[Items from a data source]
= = = = =
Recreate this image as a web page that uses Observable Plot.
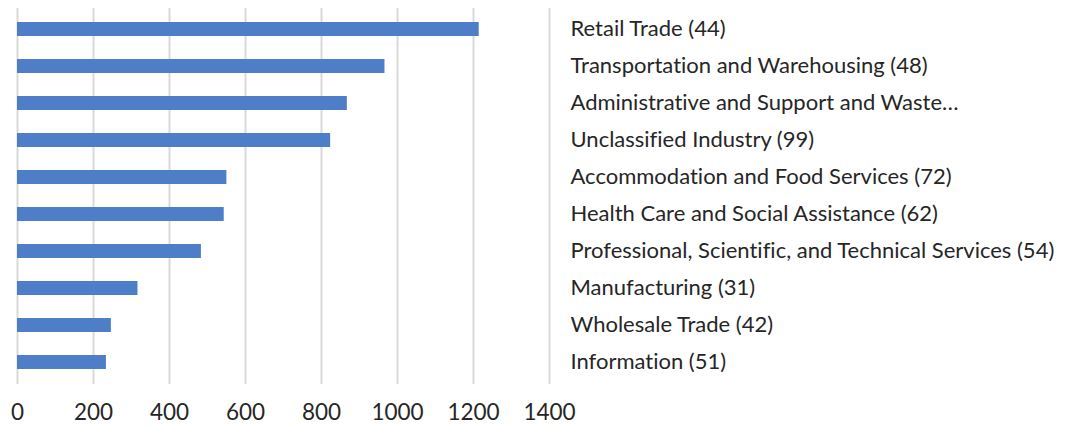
<!DOCTYPE html>
<html>
<head>
<meta charset="utf-8">
<script src="https://cdn.jsdelivr.net/npm/d3@7"></script>
<script src="https://cdn.jsdelivr.net/npm/@observablehq/plot@0.6"></script>
<style>
  html, body { margin: 0; padding: 0; background: #fff; }
  #chart svg { display: block; }
  #chart svg text { font-variant-ligatures: none; }
</style>
</head>
<body>
<div id="chart"></div>
<script>
const categories = [
  "Retail Trade (44)",
  "Transportation and Warehousing (48)",
  "Administrative and Support and Waste…",
  "Unclassified Industry (99)",
  "Accommodation and Food Services (72)",
  "Health Care and Social Assistance (62)",
  "Professional, Scientific, and Technical Services (54)",
  "Manufacturing (31)",
  "Wholesale Trade (42)",
  "Information (51)"
];
const values = [1215, 967, 868, 824, 551, 544, 484, 317, 247, 234];
const xTicks = [0, 200, 400, 600, 800, 1000, 1200, 1400];

const data = categories.map((c, i) => ({category: c, value: values[i]}));

const chart = Plot.plot({
  width: 1083,
  height: 427,
  marginLeft: 17,
  marginRight: 534,
  marginTop: 8,
  marginBottom: 43,
  style: {fontFamily: "Lato", fontSize: "22px", color: "#262626", background: "#fff"},
  x: {domain: [0, 1400], ticks: xTicks},
  y: {domain: categories, paddingInner: 0.61, paddingOuter: 0.305},
  marks: [
    Plot.gridX(xTicks, {stroke: "#d9d9d9", strokeOpacity: 1, strokeWidth: 2}),
    Plot.barX(data, {x: "value", y: "category", fill: "#4e7ec8"}),
    Plot.axisX({ticks: xTicks, tickFormat: d => String(d), tickSize: 0, tickPadding: 20, label: null, fontSize: 22.5}),
    Plot.axisY({anchor: "right", tickSize: 0, tickPadding: 21, label: null, fontSize: 22, textAnchor: "start", dy: -1})
  ]
});
document.getElementById("chart").appendChild(chart);
</script>
</body>
</html>
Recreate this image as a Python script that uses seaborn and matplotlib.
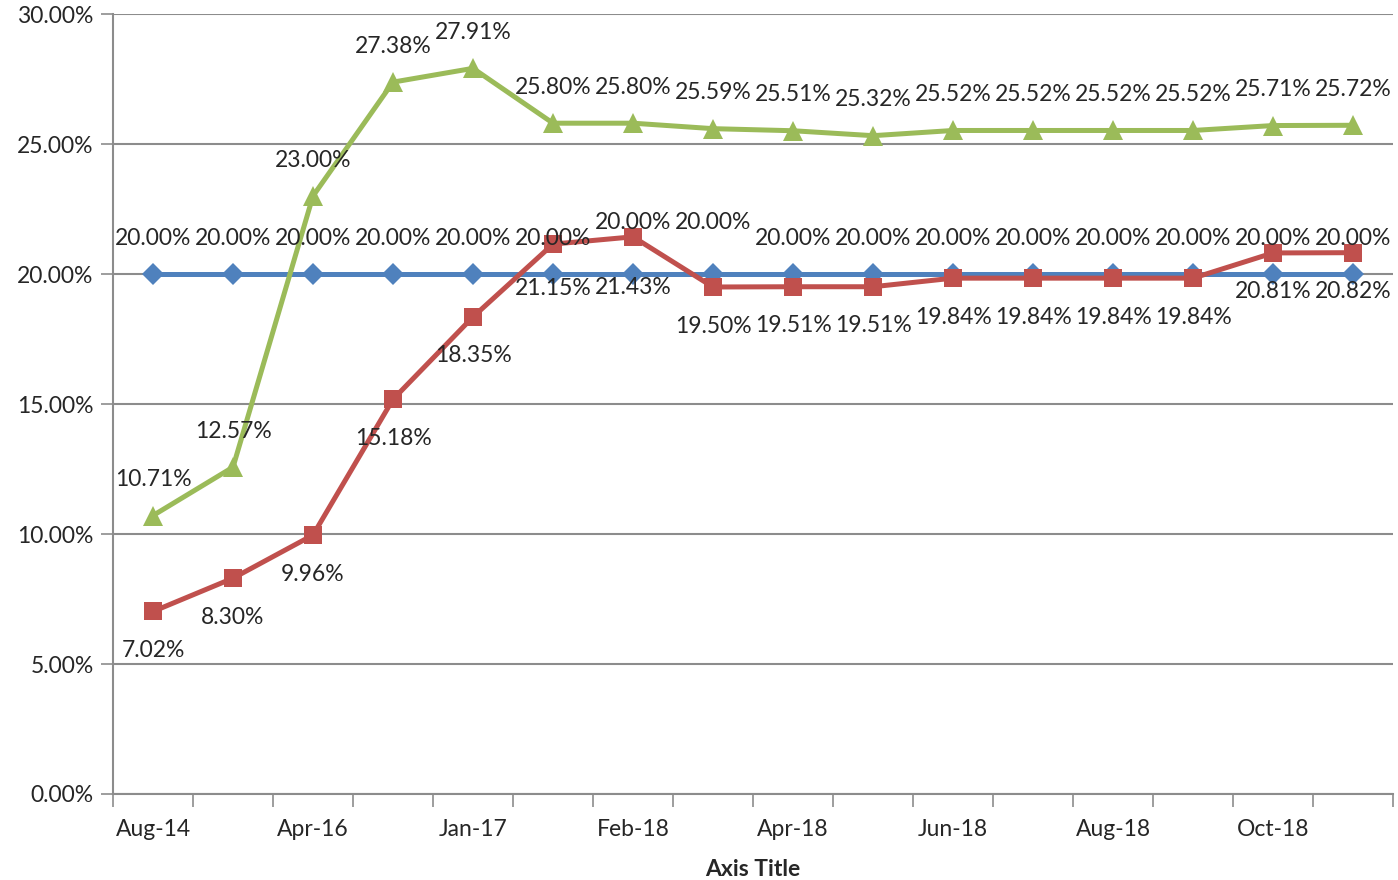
import numpy as np
import pandas as pd
import matplotlib
matplotlib.use("Agg")
import matplotlib.pyplot as plt
from matplotlib.ticker import FuncFormatter, FixedLocator
import seaborn as sns

# data (percent)
categories = ["Aug-14", "Dec-15", "Apr-16", "Sep-16", "Jan-17", "Sep-17", "Feb-18", "Mar-18",
              "Apr-18", "May-18", "Jun-18", "Jul-18", "Aug-18", "Sep-18", "Oct-18", "Nov-18"]
blue_vals = [20.00] * 16
red_vals = [7.02, 8.30, 9.96, 15.18, 18.35, 21.15, 21.43, 19.50,
            19.51, 19.51, 19.84, 19.84, 19.84, 19.84, 20.81, 20.82]
green_vals = [10.71, 12.57, 23.00, 27.38, 27.91, 25.80, 25.80, 25.59,
              25.51, 25.32, 25.52, 25.52, 25.52, 25.52, 25.71, 25.72]
shown_labels = categories[::2]

BLUE, RED, GREEN = "#4F81BD", "#C0504D", "#9BBB59"
GRID = "#8C8C8C"
FS = 16.5

sns.set_theme(style="white")
plt.rcParams["font.family"] = ["Lato", "DejaVu Sans"]

idx = np.arange(len(categories))
df = pd.DataFrame({
    "idx": np.tile(idx, 3),
    "value": np.concatenate([blue_vals, red_vals, green_vals]) / 100,
    "series": ["blue"] * 16 + ["red"] * 16 + ["green"] * 16,
})

fig = plt.figure(figsize=(13.98, 8.8), dpi=100)
ax = fig.add_axes([113 / 1398, 1 - 794 / 880, 1280 / 1398, 780 / 880])

for name, color, marker, ms in [("blue", BLUE, "D", 11), ("red", RED, "s", 13), ("green", GREEN, "^", 14)]:
    sub = df[df["series"] == name]
    sns.lineplot(data=sub, x="idx", y="value", color=color, linewidth=3.6,
                 marker=marker, markersize=ms, markeredgewidth=0, ax=ax, legend=False)

# data labels
for i, v in enumerate(blue_vals):
    off = 52 if i in (6, 7) else 36
    ax.annotate(f"{v:.2f}%", (i, v / 100), xytext=(0, off), textcoords="offset pixels",
                ha="center", va="center", fontsize=FS)
for i, v in enumerate(red_vals):
    off = -44 if i == 5 else (-51 if i == 6 else -39)
    ax.annotate(f"{v:.2f}%", (i, v / 100), xytext=(0, off), textcoords="offset pixels",
                ha="center", va="center", fontsize=FS)
for i, v in enumerate(green_vals):
    ax.annotate(f"{v:.2f}%", (i, v / 100), xytext=(0, 36), textcoords="offset pixels",
                ha="center", va="center", fontsize=FS)

ax.set_xlim(-0.5, len(categories) - 0.5)
ax.set_ylim(0, 0.30)
ax.set_yticks(np.arange(0, 0.301, 0.05))
ax.yaxis.set_major_formatter(FuncFormatter(lambda y, _: f"{y * 100:.2f}%"))
ax.yaxis.grid(True, color=GRID, linewidth=1.5)
ax.set_axisbelow(True)

# tick marks between categories, labels on every second category
ax.xaxis.set_major_locator(FixedLocator(np.arange(-0.5, len(categories), 1)))
ax.xaxis.set_major_formatter(FuncFormatter(lambda x, _: ""))
ax.xaxis.set_minor_locator(FixedLocator(idx[::2]))
ax.set_xticklabels(shown_labels, minor=True)
ax.tick_params(axis="x", which="major", length=9, width=1.2, color=GRID, direction="out", bottom=True)
ax.tick_params(axis="x", which="minor", length=0, pad=18, labelsize=FS)
ax.tick_params(axis="y", length=9, width=1.2, color=GRID, direction="out", left=True, labelsize=FS, pad=5)

for s in ["top", "right"]:
    ax.spines[s].set_visible(False)
for s in ["left", "bottom"]:
    ax.spines[s].set_color(GRID)
    ax.spines[s].set_linewidth(1.5)

ax.set_ylabel("")
ax.set_xlabel("Axis Title", fontsize=FS, fontweight="bold", labelpad=14)

fig.savefig("out.png", dpi=100)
= = = = =
What to do: Reproduce the records, all of them, word for word; omit the pictures.

Output of the exercise:
Recreate this image as a web page that uses Observable Plot.
<!DOCTYPE html>
<html>
<head>
<meta charset="utf-8">
<script src="https://cdn.jsdelivr.net/npm/d3@7"></script>
<script src="https://cdn.jsdelivr.net/npm/@observablehq/plot@0.6"></script>
<style>
  html, body { margin: 0; padding: 0; background: #fff; }
  #chart svg { display: block; }
  #chart svg text { font-variant-ligatures: none; }
</style>
</head>
<body>
<div id="chart"></div>
<script>
const categories = [
  "Retail Trade (44)",
  "Transportation and Warehousing (48)",
  "Administrative and Support and Waste…",
  "Unclassified Industry (99)",
  "Accommodation and Food Services (72)",
  "Health Care and Social Assistance (62)",
  "Professional, Scientific, and Technical Services (54)",
  "Manufacturing (31)",
  "Wholesale Trade (42)",
  "Information (51)"
];
const values = [1215, 967, 868, 824, 551, 544, 484, 317, 247, 234];
const xTicks = [0, 200, 400, 600, 800, 1000, 1200, 1400];

const data = categories.map((c, i) => ({category: c, value: values[i]}));

const chart = Plot.plot({
  width: 1083,
  height: 427,
  marginLeft: 17,
  marginRight: 534,
  marginTop: 8,
  marginBottom: 43,
  style: {fontFamily: "Lato", fontSize: "22px", color: "#262626", background: "#fff"},
  x: {domain: [0, 1400], ticks: xTicks},
  y: {domain: categories, paddingInner: 0.61, paddingOuter: 0.305},
  marks: [
    Plot.gridX(xTicks, {stroke: "#d9d9d9", strokeOpacity: 1, strokeWidth: 2}),
    Plot.barX(data, {x: "value", y: "category", fill: "#4e7ec8"}),
    Plot.axisX({ticks: xTicks, tickFormat: d => String(d), tickSize: 0, tickPadding: 20, label: null, fontSize: 22.5}),
    Plot.axisY({anchor: "right", tickSize: 0, tickPadding: 21, label: null, fontSize: 22, textAnchor: "start", dy: -1})
  ]
});
document.getElementById("chart").appendChild(chart);
</script>
</body>
</html>
Recreate this image as a Python script that uses seaborn and matplotlib.
import numpy as np
import pandas as pd
import matplotlib
matplotlib.use("Agg")
import matplotlib.pyplot as plt
from matplotlib.ticker import FuncFormatter, FixedLocator
import seaborn as sns

# data (percent)
categories = ["Aug-14", "Dec-15", "Apr-16", "Sep-16", "Jan-17", "Sep-17", "Feb-18", "Mar-18",
              "Apr-18", "May-18", "Jun-18", "Jul-18", "Aug-18", "Sep-18", "Oct-18", "Nov-18"]
blue_vals = [20.00] * 16
red_vals = [7.02, 8.30, 9.96, 15.18, 18.35, 21.15, 21.43, 19.50,
            19.51, 19.51, 19.84, 19.84, 19.84, 19.84, 20.81, 20.82]
green_vals = [10.71, 12.57, 23.00, 27.38, 27.91, 25.80, 25.80, 25.59,
              25.51, 25.32, 25.52, 25.52, 25.52, 25.52, 25.71, 25.72]
shown_labels = categories[::2]

BLUE, RED, GREEN = "#4F81BD", "#C0504D", "#9BBB59"
GRID = "#8C8C8C"
FS = 16.5

sns.set_theme(style="white")
plt.rcParams["font.family"] = ["Lato", "DejaVu Sans"]

idx = np.arange(len(categories))
df = pd.DataFrame({
    "idx": np.tile(idx, 3),
    "value": np.concatenate([blue_vals, red_vals, green_vals]) / 100,
    "series": ["blue"] * 16 + ["red"] * 16 + ["green"] * 16,
})

fig = plt.figure(figsize=(13.98, 8.8), dpi=100)
ax = fig.add_axes([113 / 1398, 1 - 794 / 880, 1280 / 1398, 780 / 880])

for name, color, marker, ms in [("blue", BLUE, "D", 11), ("red", RED, "s", 13), ("green", GREEN, "^", 14)]:
    sub = df[df["series"] == name]
    sns.lineplot(data=sub, x="idx", y="value", color=color, linewidth=3.6,
                 marker=marker, markersize=ms, markeredgewidth=0, ax=ax, legend=False)

# data labels
for i, v in enumerate(blue_vals):
    off = 52 if i in (6, 7) else 36
    ax.annotate(f"{v:.2f}%", (i, v / 100), xytext=(0, off), textcoords="offset pixels",
                ha="center", va="center", fontsize=FS)
for i, v in enumerate(red_vals):
    off = -44 if i == 5 else (-51 if i == 6 else -39)
    ax.annotate(f"{v:.2f}%", (i, v / 100), xytext=(0, off), textcoords="offset pixels",
                ha="center", va="center", fontsize=FS)
for i, v in enumerate(green_vals):
    ax.annotate(f"{v:.2f}%", (i, v / 100), xytext=(0, 36), textcoords="offset pixels",
                ha="center", va="center", fontsize=FS)

ax.set_xlim(-0.5, len(categories) - 0.5)
ax.set_ylim(0, 0.30)
ax.set_yticks(np.arange(0, 0.301, 0.05))
ax.yaxis.set_major_formatter(FuncFormatter(lambda y, _: f"{y * 100:.2f}%"))
ax.yaxis.grid(True, color=GRID, linewidth=1.5)
ax.set_axisbelow(True)

# tick marks between categories, labels on every second category
ax.xaxis.set_major_locator(FixedLocator(np.arange(-0.5, len(categories), 1)))
ax.xaxis.set_major_formatter(FuncFormatter(lambda x, _: ""))
ax.xaxis.set_minor_locator(FixedLocator(idx[::2]))
ax.set_xticklabels(shown_labels, minor=True)
ax.tick_params(axis="x", which="major", length=9, width=1.2, color=GRID, direction="out", bottom=True)
ax.tick_params(axis="x", which="minor", length=0, pad=18, labelsize=FS)
ax.tick_params(axis="y", length=9, width=1.2, color=GRID, direction="out", left=True, labelsize=FS, pad=5)

for s in ["top", "right"]:
    ax.spines[s].set_visible(False)
for s in ["left", "bottom"]:
    ax.spines[s].set_color(GRID)
    ax.spines[s].set_linewidth(1.5)

ax.set_ylabel("")
ax.set_xlabel("Axis Title", fontsize=FS, fontweight="bold", labelpad=14)

fig.savefig("out.png", dpi=100)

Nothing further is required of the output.